| Required work |
Collect all lines below with the string "matplotlib".

───── Given information ─────

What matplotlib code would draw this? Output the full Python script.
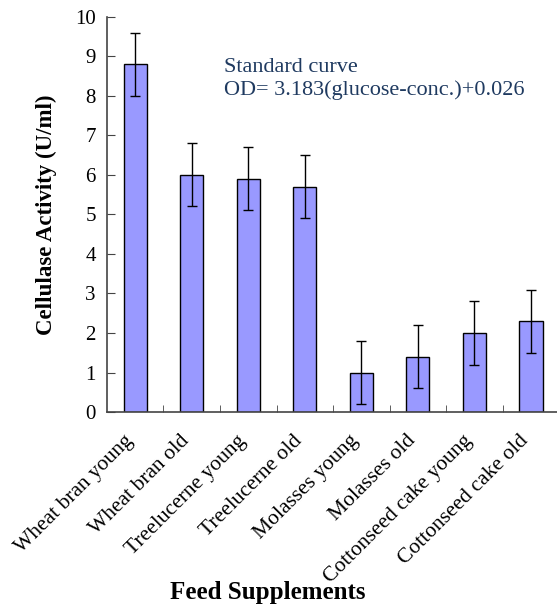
import matplotlib.pyplot as plt
import matplotlib.transforms as mtransforms
import numpy as np

# feed supplements and cellulase activity (U/ml)
feeds = ['Wheat bran young', 'Wheat bran old', 'Treelucerne young',
         'Treelucerne old', 'Molasses young', 'Molasses old',
         'Cottonseed cake young', 'Cottonseed cake old']
activity = [8.8, 6.0, 5.9, 5.7, 1.0, 1.4, 2.0, 2.3]
errors = [0.8, 0.8, 0.8, 0.8, 0.8, 0.8, 0.8, 0.8]
yticks = [0, 1, 2, 3, 4, 5, 6, 7, 8, 9, 10]

plt.rcParams['font.family'] = ['Liberation Serif', 'DejaVu Serif']

fig = plt.figure(figsize=(5.57, 6.06), dpi=100)
ax = fig.add_axes([0.192, 0.320, 0.812, 0.6524])

x = np.arange(len(feeds))
ax.bar(x, activity, width=0.41, color='#9999FF', edgecolor='black', linewidth=1.0)
ax.errorbar(x, activity, yerr=errors, fmt='none', ecolor='black',
            elinewidth=1.0, capsize=3.5, capthick=1.0)

ax.set_xlim(-0.5, len(feeds) - 0.5)
ax.set_ylim(0, 10)
ax.set_yticks(yticks)
ax.set_yticklabels([str(t) for t in yticks], fontsize=15)

ax.set_xticks(x)
ax.set_xticklabels(feeds, rotation=45, ha='right', va='top',
                   rotation_mode='anchor', fontsize=15.5)
ax.tick_params(axis='x', which='major', length=0, pad=16)
# nudge the rotated labels left
shift = mtransforms.ScaledTranslation(-12 / 100, 3 / 100, fig.dpi_scale_trans)
for lab in ax.get_xticklabels():
    lab.set_transform(lab.get_transform() + shift)
ax.set_xticks(np.arange(0.5, len(feeds) - 0.5, 1), minor=True)
ax.tick_params(axis='x', which='minor', direction='in', length=5,
               color='#444444')
ax.tick_params(axis='y', direction='in', length=6, color='#444444', pad=8)

for s in ['top', 'right']:
    ax.spines[s].set_visible(False)
for s in ['left', 'bottom']:
    ax.spines[s].set_color('#444444')
    ax.spines[s].set_linewidth(1.2)

ax.set_ylabel('Cellulase Activity (U/ml)', fontsize=16.5, fontweight='bold',
              labelpad=13)

fig.text(224 / 557, 1 - 58 / 606,
         'Standard curve\nOD= 3.183(glucose-conc.)+0.026',
         fontsize=16, color='#1F3A60', va='top', ha='left', linespacing=1.25)

fig.text(0.48, 1 - 593 / 606, 'Feed Supplements', fontsize=18,
         fontweight='bold', ha='center', va='center')

fig.savefig('out.png', dpi=100)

─────

| The result |
What matplotlib code would draw this? Output the full Python script.
import matplotlib.pyplot as plt
import matplotlib.transforms as mtransforms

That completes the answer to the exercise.